Советские ученые. Очерки и воспоминания | страница 35



Много лет спустя, наверное в 1960 году, я и мои сотрудники были поставлены перед необходимостью решить сложную теоретическую задачу из гидродинамики классической жидкости. Без этого двигаться дальше в наших исследованиях было нельзя. Мы обратились за советом, к московским теоретикам. Одни из них подвергли сомнению саму постановку такой задачи, другие сказали, что она очень сложна. Я обратился к Ландау.

—Как же, как же, — сказал он, — я приблизительно помню, что там должно получаться, но точной формулы я тебе сказать не могу.

—А где об этом можно прочесть? — спросил я.

— Ты нигде не прочтешь, потому что эта задача никем не была решена.

— Так откуда же ты знаешь, хотя бы приблизительно, каков должен быть ответ?

— Э, старое дело! Это еще было в Казани во время эвакуации. У меня разболелся зуб, и мне пришлось долго сидеть в приемной у врача. Мне было скучно, и я придумал себе эту же задачу и решил ее на клочке бумаги.

— Реши теперь заново, — упрашивал я.

— Лень! — ответил Ландау.

Задачу пришлось решить самим, и это принесло большую пользу нашим теоретикам, так как задача таила в себе много неожиданностей.
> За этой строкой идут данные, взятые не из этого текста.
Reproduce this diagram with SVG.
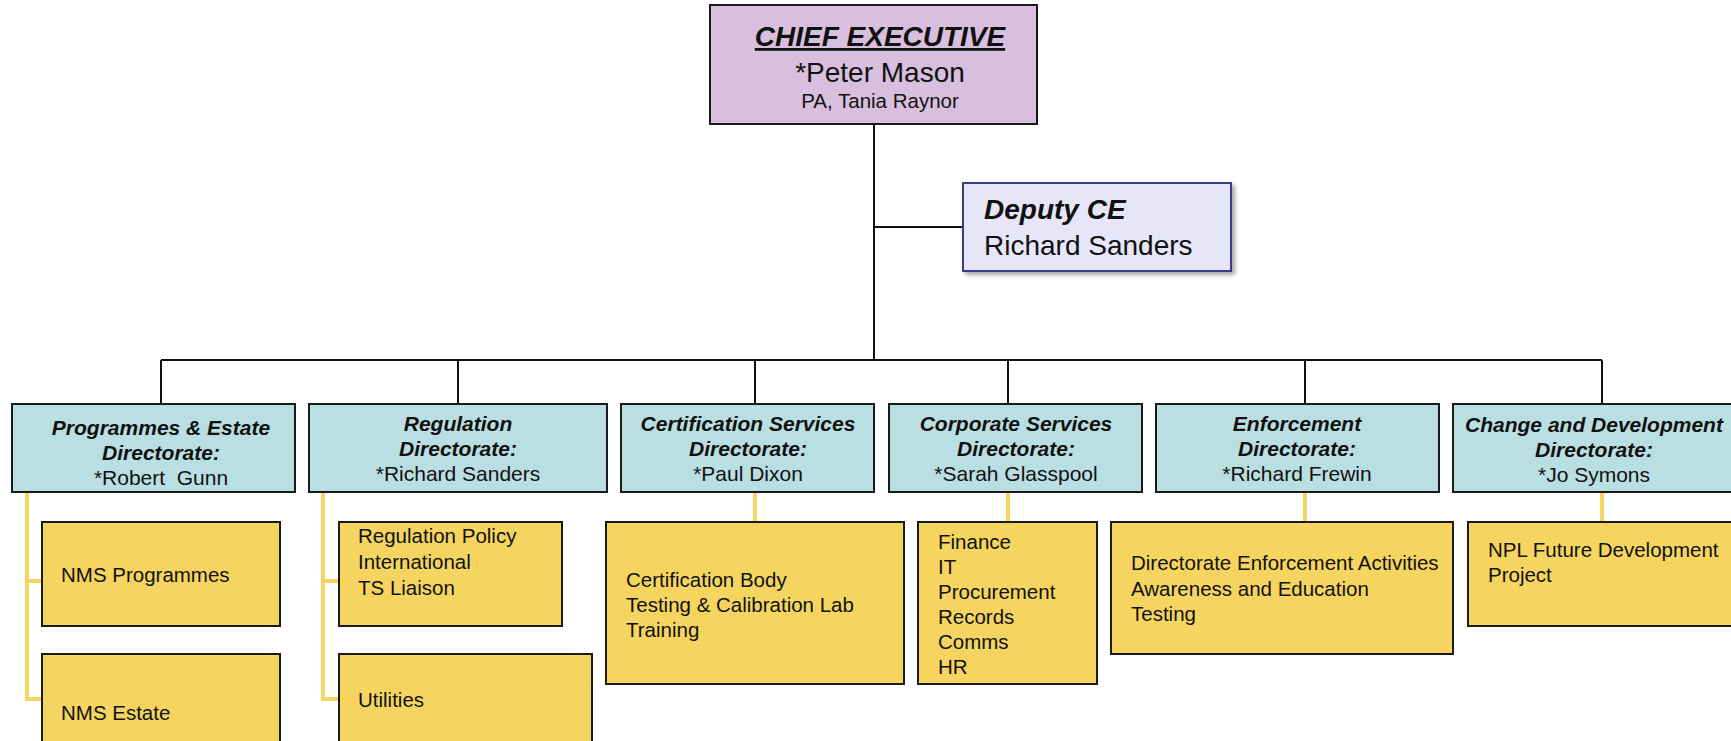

Иногда я врывался к нему домой, на второй этаж его двухэтажной квартиры, чтобы проверить свои мысли.

— Дау, Элевтер! Идите, я вас покормлю, — кричала снизу его жена.

—Коруша! Меня Элевтер не пускает, — «ябедничал» Дау.

Потом мы спускались на кухню и, размахивая ложками и целясь друг в друга вилками, продолжали начатый разговор.

Но приходить к нему за советом после половины седьмого вечера было бессмысленно. В это время он тщательно брился, раздражал бритую кожу одеколоном и густо пудрился.

— Рабочий день кончен, и надо развлекаться, — заявлял он.

— А куда вы идете?

Он говорил, что идет в театр, или напускал страшного тумана.

Как правило, это были часы блицспоров об искусстве.

—Константин Симонов–великолепный поэт! — кричал он на меня.

— Я на этот спектакль за деньги носа не покажу, — нападал на него в свою очередь я.

— Не говорите глупости! Ерунда! Известный душист! У вас не вкус, а черт знает что такое! — с таким криком он сбегал с лестницы и исчезал, а я шел к себе домой и переживал заново последние эксперименты Капицы и новую теорию Ландау.

Капица и Ландау! Они здорово дополняли друг друга. Безусловно, в то время они ощущали огромную взаимную потребность. И к этому еще примешивалось никогда не иссякавшее чувство благодарности, которое Ландау испытывал к Капице, не раз поддерживавшему его. Но об этом он говорил редко. Ландау предпочитал расхваливать Капицу за его трезвый ум, за его абсолютное понимание физики, наконец, за его великолепное научное творчество, в частности за его последние работы.